Spanish Construction Market Expected to Increase Market Share to 12%
The Spanish market was expected to increase its share of the European construction market to 12% and to maintain it during the whole of the forecast period. The Spanish economy was expected to remain relatively strong during the forecast period, with unemployment anticipated to fall towards the latter part of the forecast period.
At the time of the review, the Spanish construction industry had benefited from substantial increases in civil engineering investment and the level of spending on infrastructure – such as a major upgrade of the country’s motorway network, which was expected to continue through most of the forecast period.
Dutch Construction Market to Continue to Maintain Real Growth
The Dutch market for construction was expected to continue to maintain real growth in output during most of the forecast period, with annual growth expected to peak at 5% in real terms during 2006.
Belgian Construction Market to Demonstrate Moderate Growth in 2004 and 2005
The Belgian construction market was expected to demonstrate moderate growth in 2004 and 2005, with construction output value forecast to grow 3% and 6% during those years. The growth was mainly due to substantial increases in demand for non-residential and civil engineering investment.
However, subsequently, the Belgian market was not expected to perform as strongly as many within Europe, and a downturn in growth levels was expected to begin in 2006.
Swedish Construction Market Expects Sustained Real Growth
The Swedish construction market was expected to demonstrate sustained real growth during most of the forecast period, largely reflecting the full recovery that the country had made from the depths of the recession in the Swedish construction market during the early 1990s.
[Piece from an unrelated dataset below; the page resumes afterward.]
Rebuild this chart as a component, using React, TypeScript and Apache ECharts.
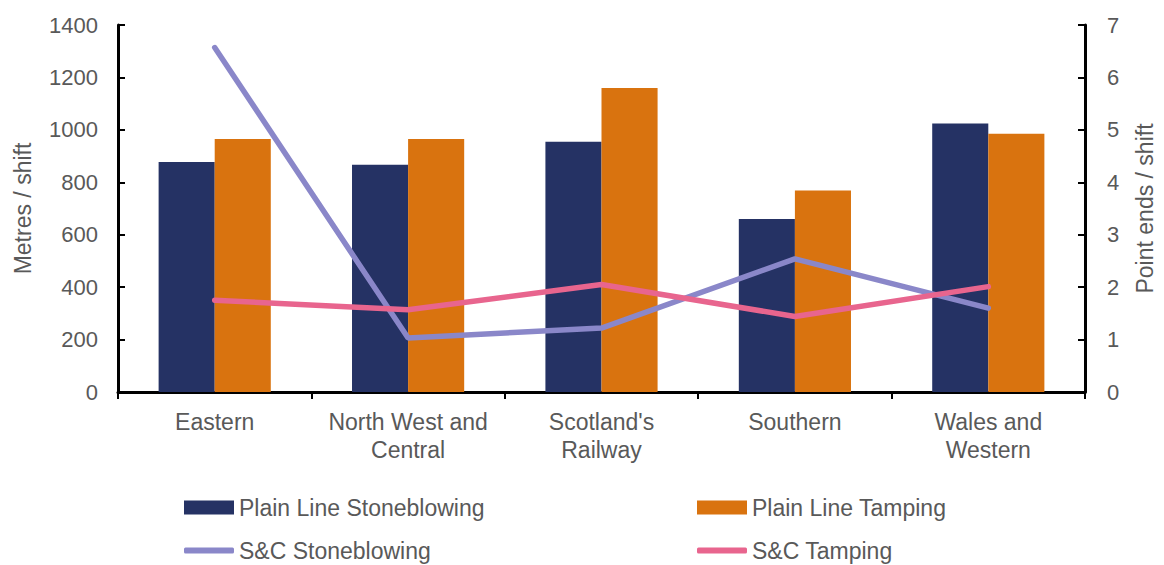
import React, { useEffect, useRef } from "react";
import * as echarts from "echarts";

const categories = [
  "Eastern",
  "North West and\nCentral",
  "Scotland's\nRailway",
  "Southern",
  "Wales and\nWestern",
];
const plainLineStoneblowing = [877, 867, 955, 660, 1024];
const plainLineTamping = [965, 965, 1160, 769, 985];
const sncStoneblowing = [6.57, 1.03, 1.22, 2.54, 1.6];
const sncTamping = [1.75, 1.57, 2.05, 1.44, 2.01];
const leftTicks = { min: 0, max: 1400, interval: 200 };
const rightTicks = { min: 0, max: 7, interval: 1 };

const NAVY = "#253264";
const ORANGE = "#D9730F";
const LAVENDER = "#8A87C9";
const PINK = "#E8658E";
const GREY = "#595959";
const FONT = "Liberation Sans, Arial, sans-serif";

export default function App() {
  const ref = useRef<HTMLDivElement>(null);
  useEffect(() => {
    document.body.style.margin = "0";
    const chart = echarts.init(ref.current!, null, { renderer: "svg", width: 1164, height: 565 });
    const legendText = { fontSize: 23, color: GREY, fontFamily: FONT };
    const axisLine = { show: true, lineStyle: { color: "#000", width: 3 } };
    const axisTick = { show: true, length: 7, lineStyle: { color: "#000", width: 2 } };
    const plain = (v: number) => String(v);
    const lg = { padding: 0, itemWidth: 50, itemGap: 6, textStyle: legendText };
    chart.setOption({
      animation: false,
      textStyle: { fontFamily: FONT },
      grid: { left: 118, width: 974, top: 25, height: 367, containLabel: false },
      legend: [
        { ...lg, data: ["Plain Line Stoneblowing"], left: 184, top: 496, itemHeight: 14, icon: "rect" },
        { ...lg, data: ["Plain Line Tamping"], left: 697, top: 496, itemHeight: 14, icon: "rect" },
        { ...lg, data: ["S&C Stoneblowing"], left: 184, top: 539, itemHeight: 6, icon: "roundRect" },
        { ...lg, data: ["S&C Tamping"], left: 697, top: 539, itemHeight: 6, icon: "roundRect" },
      ],
      xAxis: {
        type: "category",
        data: categories,
        axisLine,
        axisTick: { ...axisTick, interval: 0 },
        axisLabel: { fontSize: 23, color: GREY, margin: 16, lineHeight: 28, fontFamily: FONT, interval: 0 },
        splitLine: { show: false },
      },
      yAxis: [
        {
          type: "value",
          ...leftTicks,
          name: "Metres / shift",
          nameLocation: "middle",
          nameGap: 84,
          nameRotate: 90,
          nameTextStyle: { fontSize: 23, color: GREY, fontFamily: FONT },
          axisLine,
          axisTick: { ...axisTick, inside: true },
          axisLabel: { fontSize: 22, color: GREY, margin: 20, fontFamily: FONT, formatter: plain },
          splitLine: { show: false },
        },
        {
          type: "value",
          ...rightTicks,
          position: "right",
          name: "Point ends / shift",
          nameLocation: "middle",
          nameGap: 48,
          nameRotate: 90,
          nameTextStyle: { fontSize: 23, color: GREY, fontFamily: FONT },
          axisLine,
          axisTick: { ...axisTick, inside: true },
          axisLabel: { fontSize: 22, color: GREY, margin: 22, fontFamily: FONT, formatter: plain },
          splitLine: { show: false },
        },
      ],
      series: [
        {
          name: "Plain Line Stoneblowing",
          type: "bar",
          data: plainLineStoneblowing,
          itemStyle: { color: NAVY },
          barGap: "0%",
          barCategoryGap: "42%",
        },
        {
          name: "Plain Line Tamping",
          type: "bar",
          data: plainLineTamping,
          itemStyle: { color: ORANGE },
          barGap: "0%",
          barCategoryGap: "42%",
        },
        {
          name: "S&C Stoneblowing",
          type: "line",
          yAxisIndex: 1,
          data: sncStoneblowing,
          symbol: "none",
          lineStyle: { color: LAVENDER, width: 5.5, cap: "round" },
          itemStyle: { color: LAVENDER },
        },
        {
          name: "S&C Tamping",
          type: "line",
          yAxisIndex: 1,
          data: sncTamping,
          symbol: "none",
          lineStyle: { color: PINK, width: 5.5, cap: "round" },
          itemStyle: { color: PINK },
        },
      ],
    });
    return () => chart.dispose();
  }, []);
  return <div ref={ref} style={{ width: 1164, height: 565 }} />;
}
However, growth in most sectors of the market was expected to remain relatively small, with the residential building sector expected to show the biggest advances.
Austrian Construction Market to Maintain 3% Share of Total European Market
Austria was expected to maintain a 3% share of the total European construction market during much of the forecast period, with the strongest real growth expected to be recorded during 2007. The Austrian industry was expected to benefit from the enlarged EU in 2004, with its geographical proximity to these markets expected to result in increased opportunities in the construction sector, particularly within the civil engineering market.
Danish Construction Market Forecast to Experience Stable Real Term Annual Growth
After a drop of 1% in 2003, the Danish construction market was forecast to regain the ground it had previously lost, and achieve a stable real term annual growth rate of between 1% and 4% throughout the forecast period. This reflected the improved economic conditions in Denmark, which would result in increased investment levels in both new housing and housing repair, and maintenance in particular.
Portuguese Construction Market Forecast to Fluctuate
The Portuguese construction market was expected to fluctuate somewhat during the forecast period, with the value of the sector expected to be further reduced during the early years. This was based on the substantial changes in annual investment in civil engineering and, in particular, in the civil engineering repair and maintenance work at the time.
This article was updated on 24th February, 2020.